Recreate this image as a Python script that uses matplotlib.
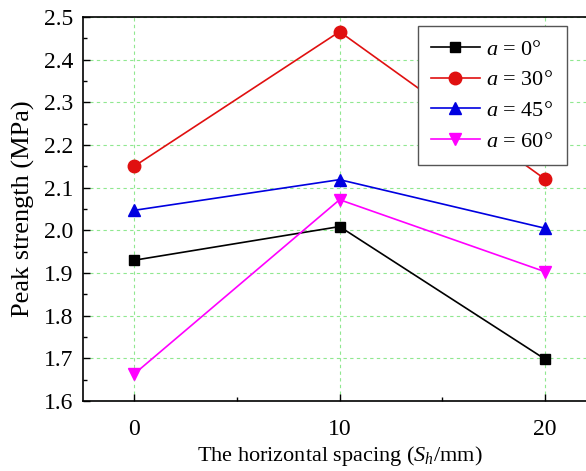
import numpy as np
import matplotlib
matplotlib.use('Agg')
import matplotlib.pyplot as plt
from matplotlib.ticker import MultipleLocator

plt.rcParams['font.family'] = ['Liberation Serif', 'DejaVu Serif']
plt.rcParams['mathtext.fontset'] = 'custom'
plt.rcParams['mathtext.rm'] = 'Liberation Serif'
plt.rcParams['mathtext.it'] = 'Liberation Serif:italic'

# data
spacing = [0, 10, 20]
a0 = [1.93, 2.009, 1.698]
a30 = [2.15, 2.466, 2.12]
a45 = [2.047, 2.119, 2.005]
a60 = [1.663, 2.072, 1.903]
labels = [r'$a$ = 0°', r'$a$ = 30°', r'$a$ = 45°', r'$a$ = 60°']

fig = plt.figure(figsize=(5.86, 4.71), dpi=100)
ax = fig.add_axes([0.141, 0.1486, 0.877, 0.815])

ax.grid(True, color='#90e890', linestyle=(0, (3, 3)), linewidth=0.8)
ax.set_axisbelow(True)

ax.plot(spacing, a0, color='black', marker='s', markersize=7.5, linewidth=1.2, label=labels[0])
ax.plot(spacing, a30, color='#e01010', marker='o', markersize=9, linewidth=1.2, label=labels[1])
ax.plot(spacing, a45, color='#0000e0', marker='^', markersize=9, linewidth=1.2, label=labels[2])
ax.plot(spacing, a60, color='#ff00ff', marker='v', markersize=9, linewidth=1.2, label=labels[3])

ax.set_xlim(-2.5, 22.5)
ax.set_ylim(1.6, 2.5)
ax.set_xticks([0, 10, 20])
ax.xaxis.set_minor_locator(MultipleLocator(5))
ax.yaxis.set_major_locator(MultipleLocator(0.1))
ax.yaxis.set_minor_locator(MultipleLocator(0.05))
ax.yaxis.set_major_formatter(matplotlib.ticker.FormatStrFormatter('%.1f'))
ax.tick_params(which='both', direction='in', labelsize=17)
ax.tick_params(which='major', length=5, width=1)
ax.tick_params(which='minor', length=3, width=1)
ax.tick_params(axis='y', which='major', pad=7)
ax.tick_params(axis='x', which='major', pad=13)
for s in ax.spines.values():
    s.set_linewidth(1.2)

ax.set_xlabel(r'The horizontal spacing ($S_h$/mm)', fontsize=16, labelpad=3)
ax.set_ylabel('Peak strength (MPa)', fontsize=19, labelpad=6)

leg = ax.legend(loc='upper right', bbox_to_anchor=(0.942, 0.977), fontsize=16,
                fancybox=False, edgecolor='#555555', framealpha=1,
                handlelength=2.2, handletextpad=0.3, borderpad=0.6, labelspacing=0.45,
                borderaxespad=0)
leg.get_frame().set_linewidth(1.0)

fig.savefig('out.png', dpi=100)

* * *

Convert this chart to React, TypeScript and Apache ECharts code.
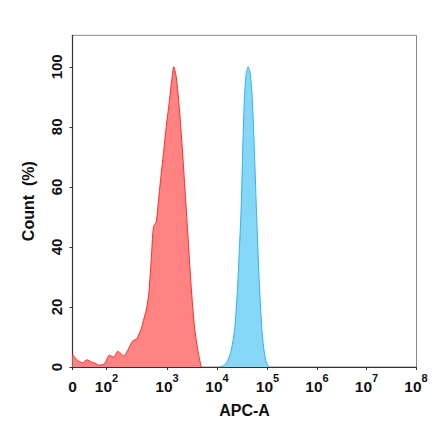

==

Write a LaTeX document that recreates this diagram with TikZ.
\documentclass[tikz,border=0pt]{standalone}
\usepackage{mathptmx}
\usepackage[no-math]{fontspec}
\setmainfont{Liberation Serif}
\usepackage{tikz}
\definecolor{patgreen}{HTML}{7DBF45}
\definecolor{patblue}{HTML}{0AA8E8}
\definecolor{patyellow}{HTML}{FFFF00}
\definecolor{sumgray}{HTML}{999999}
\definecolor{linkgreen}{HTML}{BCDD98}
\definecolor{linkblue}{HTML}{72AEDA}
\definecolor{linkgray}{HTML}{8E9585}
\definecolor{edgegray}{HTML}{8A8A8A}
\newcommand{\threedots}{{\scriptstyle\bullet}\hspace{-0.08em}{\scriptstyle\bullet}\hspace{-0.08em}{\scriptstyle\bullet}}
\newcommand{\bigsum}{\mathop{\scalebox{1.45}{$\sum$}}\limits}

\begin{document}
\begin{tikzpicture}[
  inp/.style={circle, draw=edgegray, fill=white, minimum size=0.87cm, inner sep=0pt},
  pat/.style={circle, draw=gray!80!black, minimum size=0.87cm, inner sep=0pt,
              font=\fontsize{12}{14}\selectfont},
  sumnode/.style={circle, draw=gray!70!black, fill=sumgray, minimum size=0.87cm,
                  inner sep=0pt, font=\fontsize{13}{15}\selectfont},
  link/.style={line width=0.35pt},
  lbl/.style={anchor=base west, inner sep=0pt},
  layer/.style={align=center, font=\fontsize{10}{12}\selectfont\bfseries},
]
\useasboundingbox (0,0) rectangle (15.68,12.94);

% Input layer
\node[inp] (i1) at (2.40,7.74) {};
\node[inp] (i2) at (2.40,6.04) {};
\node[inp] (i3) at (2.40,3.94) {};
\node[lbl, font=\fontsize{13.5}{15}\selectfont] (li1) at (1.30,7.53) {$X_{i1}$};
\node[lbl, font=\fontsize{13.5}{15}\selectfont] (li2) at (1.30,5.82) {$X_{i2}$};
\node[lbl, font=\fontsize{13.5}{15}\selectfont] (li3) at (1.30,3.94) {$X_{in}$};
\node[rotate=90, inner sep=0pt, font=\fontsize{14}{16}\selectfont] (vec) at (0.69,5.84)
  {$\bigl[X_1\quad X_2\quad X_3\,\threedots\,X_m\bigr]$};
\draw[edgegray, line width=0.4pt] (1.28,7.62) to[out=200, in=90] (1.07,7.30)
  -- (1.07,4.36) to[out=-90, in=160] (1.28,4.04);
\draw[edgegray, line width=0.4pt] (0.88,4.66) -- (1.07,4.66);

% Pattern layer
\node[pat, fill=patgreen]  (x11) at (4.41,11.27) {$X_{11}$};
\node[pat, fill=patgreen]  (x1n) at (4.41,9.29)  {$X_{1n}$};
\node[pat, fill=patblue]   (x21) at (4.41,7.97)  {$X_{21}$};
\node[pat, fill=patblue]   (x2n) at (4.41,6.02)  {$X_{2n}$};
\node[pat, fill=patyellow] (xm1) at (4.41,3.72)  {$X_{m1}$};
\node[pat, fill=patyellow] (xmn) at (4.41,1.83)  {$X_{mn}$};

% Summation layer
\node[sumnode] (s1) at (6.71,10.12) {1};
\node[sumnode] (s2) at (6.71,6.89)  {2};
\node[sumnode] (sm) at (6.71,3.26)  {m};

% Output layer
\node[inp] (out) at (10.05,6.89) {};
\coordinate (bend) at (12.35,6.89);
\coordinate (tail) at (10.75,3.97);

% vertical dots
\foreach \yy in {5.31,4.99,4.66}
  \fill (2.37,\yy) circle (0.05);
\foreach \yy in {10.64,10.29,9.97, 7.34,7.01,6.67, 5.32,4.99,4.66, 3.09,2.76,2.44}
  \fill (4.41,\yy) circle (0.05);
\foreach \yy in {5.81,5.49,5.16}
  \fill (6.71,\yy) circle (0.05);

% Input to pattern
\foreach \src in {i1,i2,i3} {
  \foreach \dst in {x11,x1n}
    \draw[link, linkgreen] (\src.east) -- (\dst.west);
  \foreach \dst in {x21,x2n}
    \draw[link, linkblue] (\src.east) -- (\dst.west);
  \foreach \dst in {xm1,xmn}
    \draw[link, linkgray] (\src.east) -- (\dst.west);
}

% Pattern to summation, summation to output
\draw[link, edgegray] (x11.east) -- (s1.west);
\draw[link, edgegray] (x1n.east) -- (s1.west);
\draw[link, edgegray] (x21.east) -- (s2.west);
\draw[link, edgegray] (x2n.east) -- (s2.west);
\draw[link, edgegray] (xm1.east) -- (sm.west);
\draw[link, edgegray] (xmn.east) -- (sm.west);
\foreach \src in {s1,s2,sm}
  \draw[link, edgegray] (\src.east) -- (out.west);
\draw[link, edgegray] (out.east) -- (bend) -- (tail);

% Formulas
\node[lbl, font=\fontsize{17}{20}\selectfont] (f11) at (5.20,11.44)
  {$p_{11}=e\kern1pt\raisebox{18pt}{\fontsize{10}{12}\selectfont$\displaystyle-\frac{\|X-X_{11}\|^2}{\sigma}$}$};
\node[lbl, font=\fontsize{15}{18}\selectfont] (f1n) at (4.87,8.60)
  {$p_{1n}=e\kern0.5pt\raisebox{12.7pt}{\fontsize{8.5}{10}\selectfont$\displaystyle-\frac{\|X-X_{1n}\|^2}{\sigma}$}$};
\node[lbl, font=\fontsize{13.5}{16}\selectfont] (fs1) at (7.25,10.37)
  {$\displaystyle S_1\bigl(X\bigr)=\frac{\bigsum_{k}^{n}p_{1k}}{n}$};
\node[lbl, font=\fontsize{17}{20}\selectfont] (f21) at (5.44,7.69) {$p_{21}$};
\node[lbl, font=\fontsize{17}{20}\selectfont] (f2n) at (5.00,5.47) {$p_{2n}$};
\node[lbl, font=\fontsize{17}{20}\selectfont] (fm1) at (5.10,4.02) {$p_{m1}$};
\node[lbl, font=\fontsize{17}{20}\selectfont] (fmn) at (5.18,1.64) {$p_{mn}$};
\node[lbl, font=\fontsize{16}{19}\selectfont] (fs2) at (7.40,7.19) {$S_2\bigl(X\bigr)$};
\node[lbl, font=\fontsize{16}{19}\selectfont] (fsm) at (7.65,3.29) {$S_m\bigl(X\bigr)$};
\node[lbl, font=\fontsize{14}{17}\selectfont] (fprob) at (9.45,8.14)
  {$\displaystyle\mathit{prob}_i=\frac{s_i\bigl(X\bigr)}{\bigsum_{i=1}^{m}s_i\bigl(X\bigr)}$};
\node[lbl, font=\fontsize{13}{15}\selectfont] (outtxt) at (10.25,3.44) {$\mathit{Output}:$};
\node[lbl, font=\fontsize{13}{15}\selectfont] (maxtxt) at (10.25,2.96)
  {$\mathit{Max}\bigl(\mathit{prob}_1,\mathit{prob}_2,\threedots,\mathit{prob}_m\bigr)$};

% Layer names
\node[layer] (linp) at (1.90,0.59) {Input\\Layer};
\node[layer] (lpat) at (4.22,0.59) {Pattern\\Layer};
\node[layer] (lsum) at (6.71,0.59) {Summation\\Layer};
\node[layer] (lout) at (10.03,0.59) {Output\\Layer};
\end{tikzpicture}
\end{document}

◆ EXERCISE GOAL ◆
Pictures do not belong in the copy. Reproduce exactly the lines from the one with "Recreate this image" to the one with "plt.rcParams['mathtext.it'] = 'Liberation", both lines included.

◆ REPLY TO THE EXERCISE ◆
Recreate this image as a Python script that uses matplotlib.
import numpy as np
import matplotlib
matplotlib.use('Agg')
import matplotlib.pyplot as plt
from matplotlib.ticker import MultipleLocator

plt.rcParams['font.family'] = ['Liberation Serif', 'DejaVu Serif']
plt.rcParams['mathtext.fontset'] = 'custom'
plt.rcParams['mathtext.rm'] = 'Liberation Serif'
plt.rcParams['mathtext.it'] = 'Liberation Serif:italic'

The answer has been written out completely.